Market Overview: Nifty 50 Futures
Nifty 50 possible pullback after the bull breakout of the swing high. The market gave a strong breakout of the swing high with 6 consecutive bull bars, and the market is still in 7-bar bull micro channel. Nifty 50 on the daily chart was in the very strong tight bull channel and now finally gave a bear breakout. Bears, however, did not get any follow-through and bears should not sell until they get strong consecutive bear bars.
Nifty 50 futures
The Weekly Nifty 50 chart
- General Discussion
- The market gave a strong bull breakout above the swing high but now it’s near the all-time high so some bulls would resist buying around these levels.
- Candles are gapping up (on open) and the market is still in a strong bull micro channel so bears should avoid selling.
- Bulls can buy
- At the market, or
- At the low of the current bar (by limit order), or
- At breakout level (by limit order), or
- At high of the current bar (by stop order)
- Note: Buying at these high levels increases the stop-loss (thus increasing risk on this trade), so traders should size their positions correctly.
- Deeper into the price action
- The market is in a bull micro channel which means the low of the 2nd bar never traded below the low of the 1st bar, after 6 bull bars the market formed a bear bar for 1st time in bull micro channel.
- As this is the 1st bear bar in this strong bull leg, there would be more buyers below this bar than sellers. This means there is a high probability that the market would get the 2nd leg up.
- Patterns
- Nifty 50 is near an all-time high, few bears would be waiting for strong bear bars to sell (assuming an all-time high would work as resistance).
- Some bulls would be buying at the market as the Nifty 50 gave a bull breakout and is in a strong bull leg.

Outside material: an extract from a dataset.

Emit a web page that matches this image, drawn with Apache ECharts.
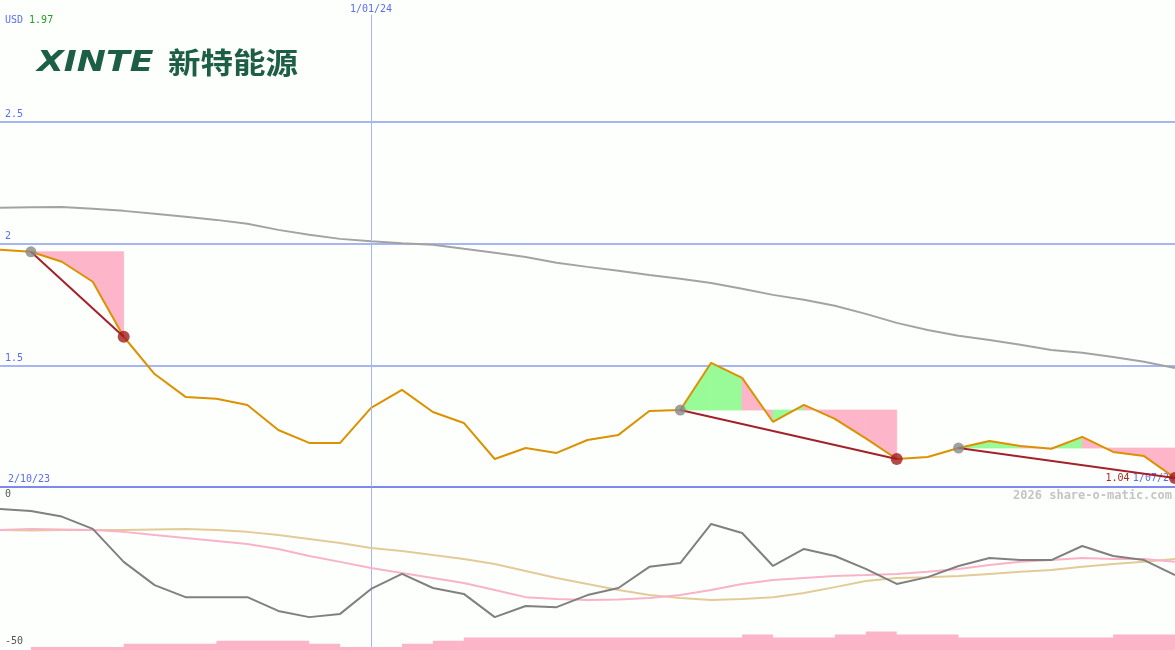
<!DOCTYPE html>
<html><head><meta charset="utf-8">
<script src="https://cdn.jsdelivr.net/npm/echarts@6/dist/echarts.min.js"></script>
<style>html,body{margin:0;padding:0;background:#fdfffc;overflow:hidden;}#c{width:1175px;height:650px;}</style>
</head><body><div id="c"></div>
<script>
const dates = ["2/10/23","16/10/23","23/10/23","30/10/23","6/11/23","13/11/23","20/11/23","27/11/23","4/12/23","11/12/23","18/12/23","25/12/23","1/01/24","8/01/24","15/01/24","22/01/24","29/01/24","5/02/24","12/02/24","19/02/24","26/02/24","4/03/24","11/03/24","18/03/24","25/03/24","1/04/24","8/04/24","15/04/24","22/04/24","29/04/24","6/05/24","13/05/24","20/05/24","27/05/24","3/06/24","10/06/24","17/06/24","24/06/24","1/07/24"];
const price = [1.974,1.966,1.925,1.843,1.617,1.464,1.370,1.362,1.337,1.234,1.181,1.181,1.325,1.399,1.308,1.263,1.115,1.160,1.140,1.193,1.214,1.312,1.316,1.510,1.448,1.267,1.337,1.280,1.200,1.115,1.123,1.160,1.189,1.168,1.157,1.206,1.144,1.127,1.037];
const movingAvg = [2.147,2.149,2.150,2.143,2.134,2.122,2.110,2.097,2.081,2.056,2.036,2.019,2.009,2.001,1.995,1.978,1.962,1.945,1.921,1.904,1.888,1.871,1.855,1.838,1.814,1.789,1.769,1.744,1.711,1.674,1.645,1.621,1.604,1.584,1.563,1.551,1.534,1.514,1.489];
const oscGray = [-2.7,-3.4,-5.3,-9.5,-20.7,-28.6,-32.7,-32.7,-32.7,-37.4,-39.5,-38.4,-29.9,-24.8,-29.6,-31.6,-39.5,-35.7,-36.1,-32.0,-29.6,-22.4,-21.1,-7.8,-10.9,-22.1,-16.3,-18.7,-23.1,-28.2,-25.9,-22.1,-19.4,-20.1,-20.1,-15.3,-18.7,-20.1,-25.2];
const oscPink = [-9.9,-9.5,-9.7,-9.9,-10.5,-11.6,-12.6,-13.6,-14.6,-16.3,-18.7,-20.7,-22.8,-24.5,-26.2,-27.9,-30.3,-32.7,-33.3,-33.7,-33.5,-33.0,-32.0,-30.3,-28.2,-26.9,-26.2,-25.5,-25.2,-24.8,-24.1,-23.1,-21.8,-20.7,-20.1,-19.4,-19.7,-19.7,-20.7];
const oscTan = [-9.9,-10.0,-9.9,-9.9,-9.9,-9.7,-9.5,-9.9,-10.5,-11.6,-12.9,-14.3,-16.0,-17.0,-18.4,-19.7,-21.4,-23.8,-26.2,-28.2,-30.3,-32.0,-33.0,-33.7,-33.3,-32.7,-31.3,-29.3,-27.2,-26.2,-25.9,-25.5,-24.8,-24.1,-23.5,-22.4,-21.4,-20.7,-19.7];
const volume = [0,1,1,1,2,2,2,3,3,3,2,1,1,2,3,4,4,4,4,4,4,4,4,4,5,4,4,5,6,5,5,4,4,4,4,4,5,5];
const trends = [[1,4],[22,29],[31,38]];
const markDate = "1/01/24";
const currency = "USD";
const logoLatin = "XINTE";
const logoCJK = "新特能源";
const watermark = "2026 share-o-matic.com";

const last = dates.length - 1;
const markIdx = dates.indexOf(markDate);
const MONO = '"DejaVu Sans Mono", monospace';
const BLUE = '#5a6cf0';
const PINK = '#fdb5c9';
const GREEN = '#98fb98';

const fillData = [];
trends.forEach(([s, e]) => {
  const lvl = price[s];
  for (let i = s; i < e; i++) fillData.push([i, price[i], price[i + 1], lvl, price[i + 1] >= lvl ? 1 : 0]);
});

const chart = echarts.init(document.getElementById('c'));
chart.setOption({
  animation: false,
  backgroundColor: '#fdfffc',
  grid: [
    {left: 0, right: 0, top: 0, height: 487, containLabel: false, outerBoundsMode: 'none'},
    {left: 0, right: 0, top: 487, bottom: 2, containLabel: false, outerBoundsMode: 'none'},
    {left: 0, right: 0, bottom: 0, height: 31, containLabel: false, outerBoundsMode: 'none'}
  ],
  xAxis: [
    {gridIndex: 0, type: 'category', data: dates, boundaryGap: false,
      axisLine: {lineStyle: {color: '#7d89ec', width: 2}}, axisTick: {show: false},
      axisLabel: {inside: true, margin: 3, interval: (i) => i === 0 || i === last,
        alignMinLabel: 'left', alignMaxLabel: 'right', padding: [0, 0, 0, 8],
        formatter: (v, i) => i === last ? '{r|' + price[last].toFixed(2) + '} {d|' + v + '}' : '{d|' + v + '}',
        rich: {r: {color: '#a52a2a', fontSize: 10, fontFamily: MONO}, d: {color: BLUE, fontSize: 10, fontFamily: MONO}}},
      splitLine: {show: false}},
    {gridIndex: 0, type: 'category', data: dates, boundaryGap: false, position: 'top',
      axisLine: {show: false}, axisTick: {show: false},
      axisLabel: {inside: true, margin: 4, interval: (i) => i === markIdx, color: BLUE, fontSize: 10, fontFamily: MONO},
      splitLine: {show: false}},
    {gridIndex: 1, type: 'category', data: dates, boundaryGap: false,
      axisLine: {show: false}, axisTick: {show: false}, axisLabel: {show: false},
      splitLine: {show: true, interval: (i) => i === markIdx, lineStyle: {color: '#a7b5f5', width: 1}}},
    {gridIndex: 2, type: 'category', data: dates, boundaryGap: false, show: false}
  ],
  yAxis: [
    {gridIndex: 0, type: 'value', min: 1, max: 3, interval: 0.5,
      axisLine: {show: false}, axisTick: {show: false},
      axisLabel: {inside: true, margin: 5, verticalAlign: 'bottom', padding: [0, 0, 2, 0], color: BLUE, fontSize: 10, fontFamily: MONO,
        showMinLabel: false, showMaxLabel: false},
      splitLine: {show: true, showMinLine: false, showMaxLine: false, lineStyle: {color: '#a7b5f3', width: 2}}},
    {gridIndex: 1, type: 'value', min: -50, max: 4.762, interval: 50,
      axisLine: {show: false}, axisTick: {show: false},
      axisLabel: {inside: true, margin: 5, verticalAlign: 'bottom', padding: [0, 0, 2, 0], color: '#555', fontSize: 10, fontFamily: MONO,
        showMaxLabel: false, formatter: (v) => (v === 0 || v === -50) ? String(v) : ''},
      splitLine: {show: false}},
    {gridIndex: 2, type: 'value', min: 0, max: 10, show: false}
  ],
  series: [
    {type: 'custom', xAxisIndex: 0, yAxisIndex: 0, z: 1, data: fillData, encode: {x: 0, y: [1, 2, 3]},
      renderItem: (params, api) => {
        const i = api.value(0);
        const p0 = api.coord([i, api.value(1)]);
        const p1 = api.coord([i + 1, api.value(2)]);
        const l0 = api.coord([i, api.value(3)]);
        const l1 = api.coord([i + 1, api.value(3)]);
        const c = api.value(4) ? GREEN : PINK;
        return {type: 'polygon', shape: {points: [l0, p0, p1, l1]},
          style: {fill: c, stroke: c, lineWidth: 0.8}};
      }},
    {type: 'line', xAxisIndex: 0, yAxisIndex: 0, z: 2, data: movingAvg, symbol: 'none',
      lineStyle: {color: '#a3a3a3', width: 2},
      markLine: {silent: true, symbol: 'none', label: {show: false},
        lineStyle: {color: '#a7b5f5', width: 1, type: 'solid'},
        data: [[{coord: [markDate, 2.94]}, {coord: [markDate, 1]}]]}},
    {type: 'line', xAxisIndex: 0, yAxisIndex: 0, z: 3, data: price, symbol: 'none',
      lineStyle: {color: '#dc9100', width: 2}},
    ...trends.map(([s, e]) => ({type: 'line', xAxisIndex: 0, yAxisIndex: 0, z: 4, symbol: 'none',
      data: [[s, price[s]], [e, price[e]]], lineStyle: {color: '#a3212a', width: 2}})),
    {type: 'scatter', xAxisIndex: 0, yAxisIndex: 0, z: 5, symbolSize: 11,
      data: trends.map(t => [t[0], price[t[0]]]), itemStyle: {color: '#888888'}},
    {type: 'scatter', xAxisIndex: 0, yAxisIndex: 0, z: 5, symbolSize: 12,
      data: trends.map(t => [t[1], price[t[1]]]), itemStyle: {color: '#a31d1d'}},
    {type: 'line', xAxisIndex: 2, yAxisIndex: 1, data: oscTan, symbol: 'none', lineStyle: {color: '#e3cb98', width: 2}},
    {type: 'line', xAxisIndex: 2, yAxisIndex: 1, data: oscPink, symbol: 'none', lineStyle: {color: '#f9b3c9', width: 2}},
    {type: 'line', xAxisIndex: 2, yAxisIndex: 1, data: oscGray, symbol: 'none', lineStyle: {color: '#808080', width: 2}},
    {type: 'line', xAxisIndex: 3, yAxisIndex: 2, data: volume.concat([volume[volume.length - 1]]), step: 'end', symbol: 'none',
      lineStyle: {width: 0}, areaStyle: {color: '#fbb4c8', opacity: 1}}
  ],
  graphic: [
    {type: 'text', x: 5, y: 20, z: 10, style: {text: '{u|' + currency + '} {v|' + price[0].toFixed(2) + '}',
      verticalAlign: 'middle', font: '10px ' + MONO,
      rich: {u: {fill: BLUE, font: '10px ' + MONO}, v: {fill: '#22a022', font: '10px ' + MONO}}}},
    {type: 'text', x: 37, y: 63, scaleX: 1.2, z: 10, style: {text: logoLatin, fill: '#1d5e47',
      font: 'italic bold 29px "DejaVu Sans"', verticalAlign: 'middle'}},
    {type: 'text', x: 168, y: 63, scaleX: 1.12, z: 10, style: {text: logoCJK, fill: '#1d5e47',
      font: 'bold 29px "Noto Sans CJK SC"', verticalAlign: 'middle'}},
    {type: 'text', right: 3, top: 490, z: 10, style: {text: watermark, fill: '#c4c4c4',
      font: 'bold 12px ' + MONO}}
  ]
});
</script></body></html>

- Few bulls would be waiting for a strong bull breakout of the all-time high.
- Pro Tip
- Ask these questions of yourself before selling:
- Is the market in a tight bull channel?
- See the last 5 bars, how many bear bars are there?
- How strong are the bear bars compared to bull bars (see last 5-10 bars)?
- Is the market forming overlapping bars recently? If there are increasing overlapping bars after a bull trend then this can be a sign of possible reversal.
- If I had to buy at this level why would I buy (put yourself in a contrary position)?
- Ask these questions of yourself before selling:
The Daily Nifty 50 chart
- General Discussion
- Nifty 50 is in a strong bull trend and gave a weak bear breakout of the tight bull channel.
- Bears would not be selling the market until they see consecutive bear bars or a big bear surprise bar, market needs to form big, strong bear bars to convince more bears to sell.
- As the Nifty 50 is in a strong bull trend, bulls know there is a very low probability that the market would reverse before giving the 2nd leg up (therefore bulls would be buying below bars).
- Deeper into price action
- In a strong bull trend like the above bulls generally place their limit orders below or at the low of candles or sometimes at swing lows.
- As there are more bulls below bars, this results in the formation of tails below bars (see the latest bar above).
- The market is forming a pullback, but the strength of this pullback is much less than the strength of the bull trend.
- So most bulls would assume that market would at least form the 2nd leg up before any kind of reversal.
- Patterns
- The market was in a strong tight bull channel and is now giving a weak bear breakout below the channel. This means the chances of reversal are quite low.
- Market cycle: breakout phase → tight bull channel → broad bull channel → trading range.
- As the market follows the market cycle, there is an increased probability that the market would now change from a tight bull channel to a broad bull channel.